Spitting and name-calling motivates bullying victim
Chatari Jones is a student in a Seminole County public school in Florida. The 12-year-old has cerebral palsy, a disorder that affects communication, posture and other motor skills. You wouldn’t know Chatari is disabled by looking at her until she walks and speaks.
In September, 2010, Chatari was subjected to bullying at school. She was poked with pencils, called names and someone spit in her hair. Some of the bullying ocurred on the school bus. When she told her parents, her father stormed the bus and confronted the bullies. He was charged with disorderly conduct and interfering with a school function. Mr. Jones made a public apology and asked that no one follow his example in dealing with bullies.

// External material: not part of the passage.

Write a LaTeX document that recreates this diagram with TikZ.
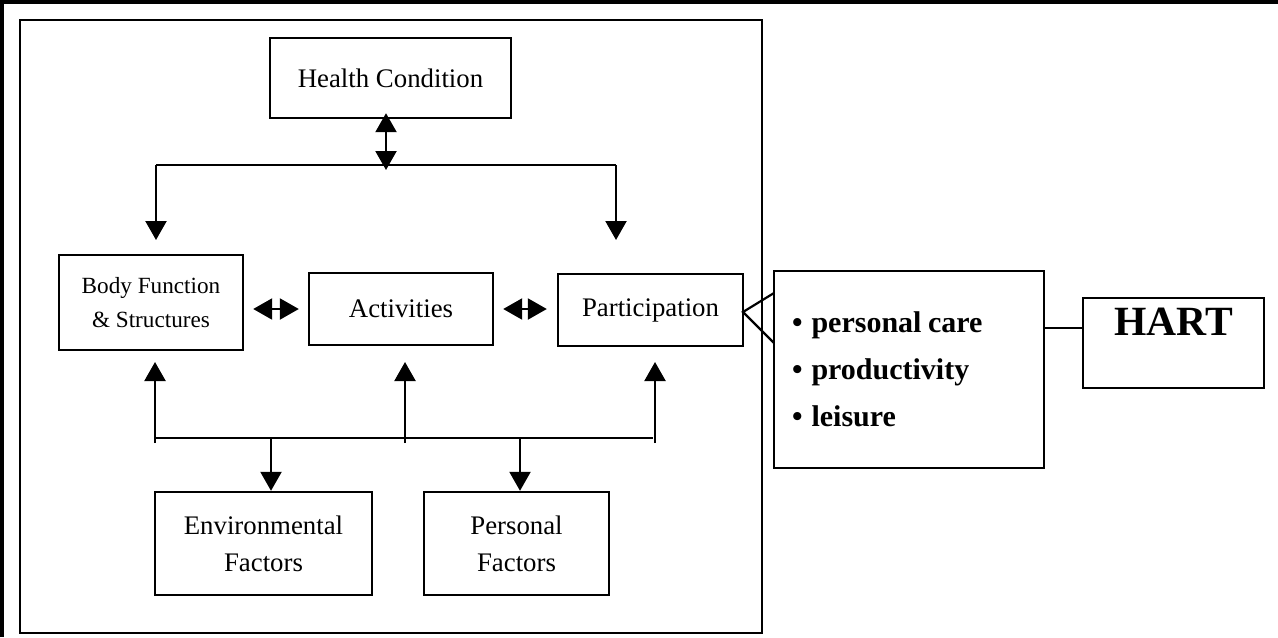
\documentclass[tikz,border=0pt]{standalone}
\usepackage{fontspec}
\setmainfont{Liberation Serif}
\usetikzlibrary{arrows.meta,calc}
\begin{document}
\begin{tikzpicture}[x=0.5pt,y=-0.5pt,
  box/.style={draw,line width=1.2pt,inner sep=0pt,align=center,font=\fontsize{13.4}{18.5}\selectfont},
  conn/.style={line width=1.1pt},
  arr/.style={conn,-{Triangle[width=10.5pt,length=9.5pt]}},
  darr/.style={conn,{Triangle[width=10.5pt,length=9.5pt]}-{Triangle[width=10.5pt,length=9.5pt]}},
]
\useasboundingbox (0,0) rectangle (1278,637);
% frames
\draw[line width=1.6pt] (2,637) -- (2,2) -- (1278,2);
\draw[line width=1.4pt] (20,20) rectangle (762,633);
% boxes
\node[box,minimum width=120.5pt,minimum height=40pt] (hc) at (390.5,78) {Health Condition};
\node[box,minimum width=92pt,minimum height=47.5pt,font=\fontsize{11.6}{17}\selectfont] (body) at (151,302.5) {Body Function\\\& Structures};
\node[box,minimum width=92pt,minimum height=36pt] (act) at (401,309) {Activities};
\node[box,minimum width=92.5pt,minimum height=36pt] (part) at (650.5,310) {Participation};
\node[box,minimum width=108.5pt,minimum height=51.5pt] (env) at (263.5,543.5) {Environmental\\Factors};
\node[box,minimum width=92.5pt,minimum height=51.5pt] (pers) at (516.5,543.5) {Personal\\Factors};
\node[box,minimum width=135pt,minimum height=98.5pt,inner xsep=9pt,text width=117pt,align=left,font=\bfseries\fontsize{15}{23.5}\selectfont] (list) at (909,369.5) {•\hspace{0.3em}personal\hspace{0.22em}care\\•\hspace{0.3em}productivity\\•\hspace{0.3em}leisure};
\node[box,minimum width=90.5pt,minimum height=45pt] (hart) at (1173.5,343) {};
\node[font=\bfseries\fontsize{20.8}{24}\selectfont,inner sep=0pt] (hartlbl) at (1173.5,322) {HART};
% top connectors
\coordinate (tj) at (386,165);
\coordinate (tl) at (156,165);
\coordinate (tr) at (616,165);
\coordinate (tle) at (156,240);
\coordinate (tre) at (616,240);
\draw[darr,shorten <=-3pt] (hc.south -| tj) -- ($(tj)+(0,5)$);
\draw[conn] (tl) -- (tr);
\draw[arr] (tl) -- (tle);
\draw[arr] (tr) -- (tre);
% horizontal double arrows
\draw[darr,shorten <=4.5pt,shorten >=4.5pt] (body.east |- act.west) -- (act.west);
\draw[darr,shorten <=4.5pt,shorten >=5pt] (act.east) -- (part.west |- act.east);
% bottom connectors
\coordinate (bl) at (155,438);
\coordinate (br) at (653,438);
\coordinate (u1) at (155,443);
\coordinate (u2) at (405,443);
\coordinate (u3) at (655,443);
\coordinate (u1e) at (155,362);
\coordinate (u2e) at (405,362);
\coordinate (u3e) at (655,362);
\draw[conn] (bl) -- (br);
\draw[arr] (u1) -- (u1e);
\draw[arr] (u2) -- (u2e);
\draw[arr] (u3) -- (u3e);
\coordinate (d1) at (271,438);
\coordinate (d2) at (520,438);
\draw[arr] (d1) -- (d1 |- env.north);
\draw[arr] (d2) -- (d2 |- pers.north);
% participation to list
\coordinate (l1) at (774,293);
\coordinate (l2) at (774,343);
\coordinate (p0) at (743,312);
\draw[conn] (l1) -- (p0) -- (l2);
% list to HART
\coordinate (h) at (0,328);
\draw[conn] (list.east |- h) -- (hart.west |- h);
\end{tikzpicture}
\end{document}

Chatari has turned the incident into an opportunity to defend other disabled children. At a press conference held at their church, Chatari said “Thank you so much for bullying me because it taught me a lesson about disabled kids. We are disabled for a reason.” Her father said “We are trying to turn around what happened on that bus. My daughter can now stand up for others.”
Chatari has developed the spirit and courage to speak publicly about the taunts children suffer at school. She and her family have been holding news conferences to shed light on bullying in society.
Although October is designated as National Bullying Prevention Month, bullying and cyberbullying are a global, 24/7, year-round plague. All of us can help in the fight against it.